Understanding Indicators: What is the RSI?

If you’ve ever found yourself wondering whether a market is overheating or undervalued, the Relative Strength Index better known as RSI is one of the first tools you should have in your trading arsenal.

RSI is a momentum oscillator that measures the speed and magnitude of a security’s recent price changes to evaluate whether it’s overbought or oversold. In simple terms: RSI helps you gauge when a market might be due for a reversal or a correction and when it’s probably not the best idea to jump on an already moving train.

How Does RSI Work?
Imagine RSI like the temperature gauge on your car dashboard. You don’t need to know exactly what’s happening under the hood you just need a clear reading telling you if things are running too hot or too cold.

RSI moves on a scale from 0 to 100:

  • Above 70 = typically considered overbought (potentially overvalued and a candidate for a pullback).
  • Below 30 = typically considered oversold (potentially undervalued and could be due for a bounce).
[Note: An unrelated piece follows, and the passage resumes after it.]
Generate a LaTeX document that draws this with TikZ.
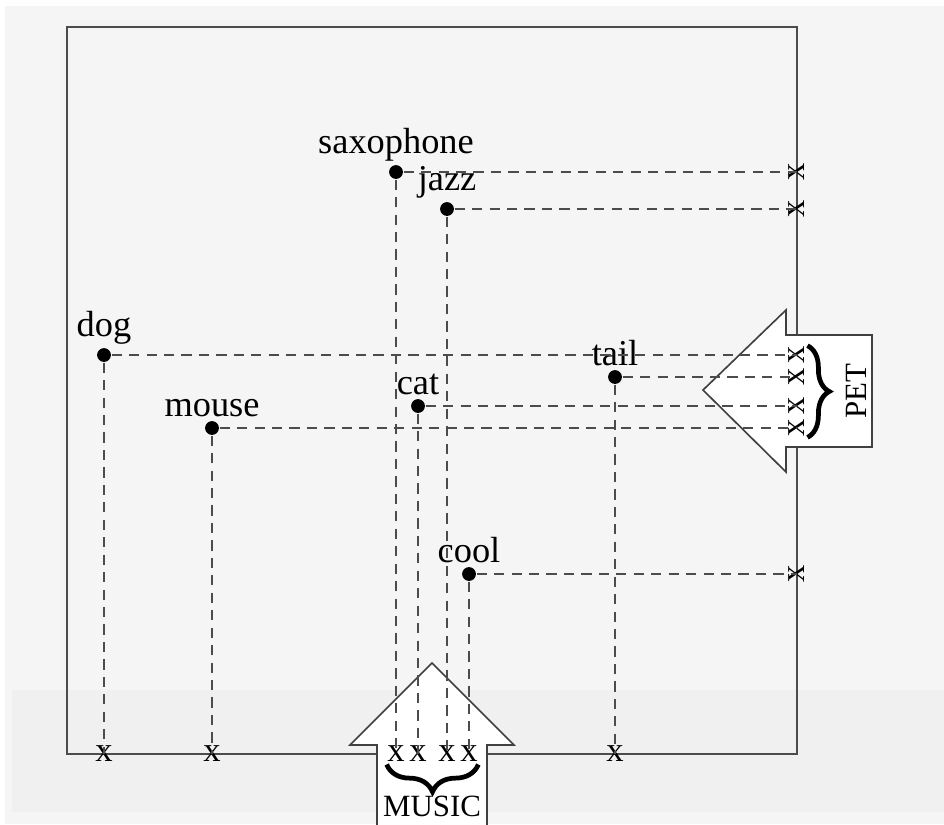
\documentclass[tikz,border=0pt]{standalone}
\usepackage{fontspec}
\setmainfont{Liberation Serif}
\usetikzlibrary{positioning,decorations.pathreplacing}

\tikzset{
  dot/.style={circle, fill, inner sep=0pt, minimum size=3.8pt},
  guide/.style={draw=black!70, line width=0.4pt, dash pattern=on 2.8pt off 2pt},
  cross/.style={inner sep=0pt, font=\fontsize{9.5}{10}\selectfont},
  bigarrow/.style={draw=black!75, fill=white, line width=0.45pt},
  bracket/.style={decorate, decoration={brace, amplitude=#1}, line width=1.3pt},
  tag/.style={font=\fontsize{8.5}{10}\selectfont},
}

\begin{document}
\begin{tikzpicture}[x=0.275pt, y=-0.275pt, label distance=-2.6pt]
    \useasboundingbox (0,0) rectangle (944,824);
    \fill[white] (0,0) rectangle (944,824);
    \fill[black!4] (5,6) rectangle (944,824);
    \fill[black!6] (12,690) rectangle (944,812);

    % the space
    \coordinate (nw) at (67,27);
    \coordinate (se) at (797,754);
    \draw[black!70, line width=0.55pt] (nw) rectangle (se);

    % the two projections
    \draw[bigarrow] (432,663) -- (514,745) -- (487,745) -- (487,850)
        -- (377,850) -- (377,745) -- (350,745) -- cycle;
    \draw[bigarrow] (703,390) -- (786,310) -- (786,335) -- (872,335)
        -- (872,447) -- (786,447) -- (786,472) -- cycle;

    % words
    \node[dot, label=above:saxophone] (sax) at (396,172) {};
    \node[dot, label=above:jazz] (jazz) at (447,209) {};
    \node[dot, label=above:dog] (dog) at (104,355) {};
    \node[dot, label=above:tail] (tail) at (615,377) {};
    \node[dot, label=above:cat] (cat) at (418,406) {};
    \node[dot, label=above:mouse] (mouse) at (212,428) {};
    \node[dot, label=above:cool] (cool) at (469,574) {};

    % where they land on the axes
    \node[cross] (sax-b) at (sax |- se) {x};
    \node[cross] (jazz-b) at (jazz |- se) {x};
    \node[cross] (dog-b) at (dog |- se) {x};
    \node[cross] (tail-b) at (tail |- se) {x};
    \node[cross] (cat-b) at (cat |- se) {x};
    \node[cross] (mouse-b) at (mouse |- se) {x};
    \node[cross] (cool-b) at (cool |- se) {x};

    \node[cross, rotate=90] (sax-r) at (sax -| se) {x};
    \node[cross, rotate=90] (jazz-r) at (jazz -| se) {x};
    \node[cross, rotate=90] (dog-r) at (dog -| se) {x};
    \node[cross, rotate=90] (tail-r) at (tail -| se) {x};
    \node[cross, rotate=90] (cat-r) at (cat -| se) {x};
    \node[cross, rotate=90] (mouse-r) at (mouse -| se) {x};
    \node[cross, rotate=90] (cool-r) at (cool -| se) {x};

    \path[guide]
        (sax) -- (sax-b.center)     (sax) -- (sax-r.center)
        (jazz) -- (jazz-b.center)   (jazz) -- (jazz-r.center)
        (dog) -- (dog-b.center)     (dog) -- (dog-r.center)
        (tail) -- (tail-b.center)   (tail) -- (tail-r.center)
        (cat) -- (cat-b.center)     (cat) -- (cat-r.center)
        (mouse) -- (mouse-b.center) (mouse) -- (mouse-r.center)
        (cool) -- (cool-b.center)   (cool) -- (cool-r.center);

    % groups
    \draw[bracket=7.5pt] ([yshift=-0.5pt]cool-b.south east) -- ([yshift=-0.5pt]sax-b.south west);
    \draw[bracket=6pt] ([xshift=0.5pt]dog-r.south east) -- ([xshift=0.5pt]mouse-r.south west);
    \node[tag] (music) at (432,806) {MUSIC};
    \node[tag, rotate=90] (pet) at (856,391) {PET};
\end{tikzpicture}
\end{document}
However, a key point that often trips up new traders: just because the RSI hits these thresholds doesn’t guarantee an immediate reversal. Markets can stay “overbought” or “oversold” longer than you might expect. Think of it as a warning light, not a full-stop command.

Why is RSI Such a Key Indicator?

  1. Timing Potential Entries and Exits
    In volatile markets, timing is everything. RSI can offer a crucial edge by helping traders anticipate when momentum may be running out of steam. If you’re considering entering a long position but notice the RSI is spiking above 80, it might be wise to wait for a more favourable setup.
  2. Spotting Divergences
    Another powerful use of RSI is in spotting divergences between price action and momentum. For example, if prices are making new highs but RSI is making lower highs, it’s often a red flag that the rally could be weakening a classic setup for savvy traders.
  3. Flexibility Across Markets
    Whether you’re trading forex, stocks, crypto, or commodities, RSI adapts seamlessly. It works just as well on a 5-minute chart as it does on a monthly timeframe, making it one of the most versatile tools around.

Final Thoughts: Using RSI the Smart Way

Like any indicator, RSI is best used in combination with other technical tools, not in isolation. Think of it as a piece of the puzzle rather than the whole picture. Combine it with price action, support/resistance levels, or candlestick patterns, and you’ll greatly improve your decision-making.

Remember: successful trading isn’t about predicting every move it’s about stacking probabilities in your favour. With RSI on your side, you’ll have a sharper eye for when those probabilities are tipping.